04 November 2007

double free()

So, while writing an exploit for a publicly known bug at work I stumbled across another one, a double free(). Then I started looking into how exactly one exploit's a double free, and it looked grim. The program has to survive a double free, meaning that it cannot crash. The default action for glibc is to print an error message such as:

glibc detected *** double free or corruption (fasttop): 0x12345678 ***



and then call abort(), which terminates the program. So it looked like it was not exploitable, and just a DoS, so I looked at BSD libc and the libc from Solaris, neither of them appeared to be affected by double free's either. So I went back and looked in glibc's source code to determine what exactly it checks to detect a double free (There are a couple different checks depending on type, I'm only covering one here because it is what pertains to my situation and the others are essentially the same with a few other easily bypassed checks).

So, glibc has the concept of fast bin's, or arrays where it stores free chunks of memory under certain conditions, most importantly chunks that are less than 512 bytes in length. So I looked at the glibc code in malloc/malloc.c and find the following relevant section:

[...]
fb = &(av->fastbins[fastbin_index(size)]);
/* Another simple check: make sure the top of the bin is not the
record we are going to add (i.e., double free). */
if (__builtin_expect (*fb == p, 0))
{
errstr = "double free or corruption (fasttop)";
goto errout;
}




Here we have something interesting, let me explain the code first though. In the first line we take the variable 'fb' and make it point to the address of the element in the fast bin array for the size of the chunk in question. In other words, the fast bin array is sorted by size of chunks, and we are assigning the fb variable to the address of the index for the given size of our current chunk. Then we check to see if what that address points to (*fb) is the address of the current chunk being free'd (p), if so we've found the chunk being free'd in the list of free chunks and we have a double free situation (or linked list corruption).

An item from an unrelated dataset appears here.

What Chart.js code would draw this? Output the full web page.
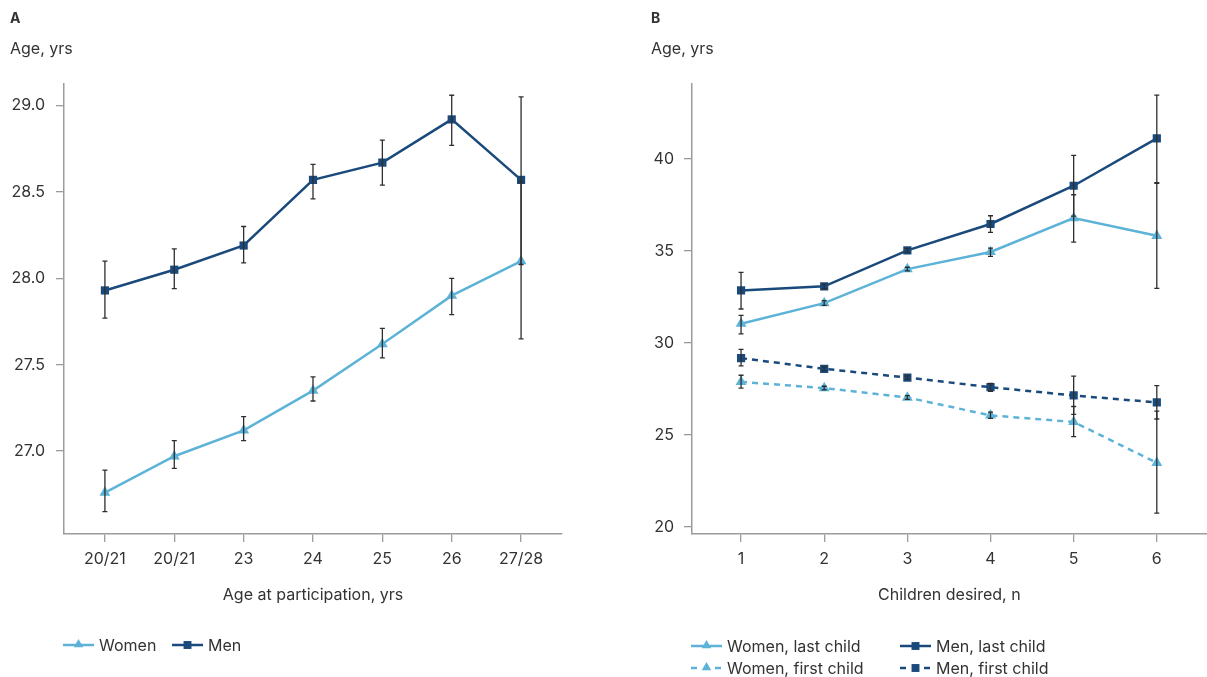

But what if? What if another chunk of the same size and thus in the same fast bin has been deallocated since the current chunk was free'd, for instance, what if we have:

ptr0 = malloc(siz);
ptr1 = malloc(siz);

// presume both calls succeed

free(ptr0);
free(ptr1);



Then the top entry in the list won't be ptr0, it will be ptr1, and (assuming no other chunks in that list have been deallocated) ptr0 will be the second end on the linked list and the check will succeed and we will be able to free the pointer again, not have abort() called and potentially exploit the situation for our advantage.


#include <stdio.h>
#include <stdlib.h>

int
main(int argc, char **argv)
{
void *ptr0;

ptr0 = malloc((size_t)64);

if (NULL == ptr0) {
perror("malloc()");
return EXIT_FAILURE;
}

if (1 < argc) {

void *ptr1;

ptr1 = malloc((size_t)64);

if (NULL == ptr1) {
perror("malloc()");
return EXIT_FAILURE;
}

free(ptr0);
free(ptr1);
free(ptr0);

} else {

free(ptr0);
free(ptr0);

}

return EXIT_SUCCESS;
}




I've got a bit more on the glibc heap implementation, some of which I thought myself clever for finding only to realize it's been documented in a recent paper, others which just are redundant to mention at this point.

3 comments:

Jaz said...

Hmmm, interesting. Nice to know.

But how would one prevent/detect double freeing? Is it possible to check if memory was freed in the past?

not_me said...

@Miroslav -- its a difficult subject the minute threads get involved. You need to have some concept of 'thread ownership' of the block in order to be able to stop it; i noted from another blog that there have been recent changes to some of the code and it may prevent some of what i talked of here. Bottom line is however, if thread a allocates, then free's, then thread b allocates and get the same chunk, then thread a double free's, theres no clean way to detect it.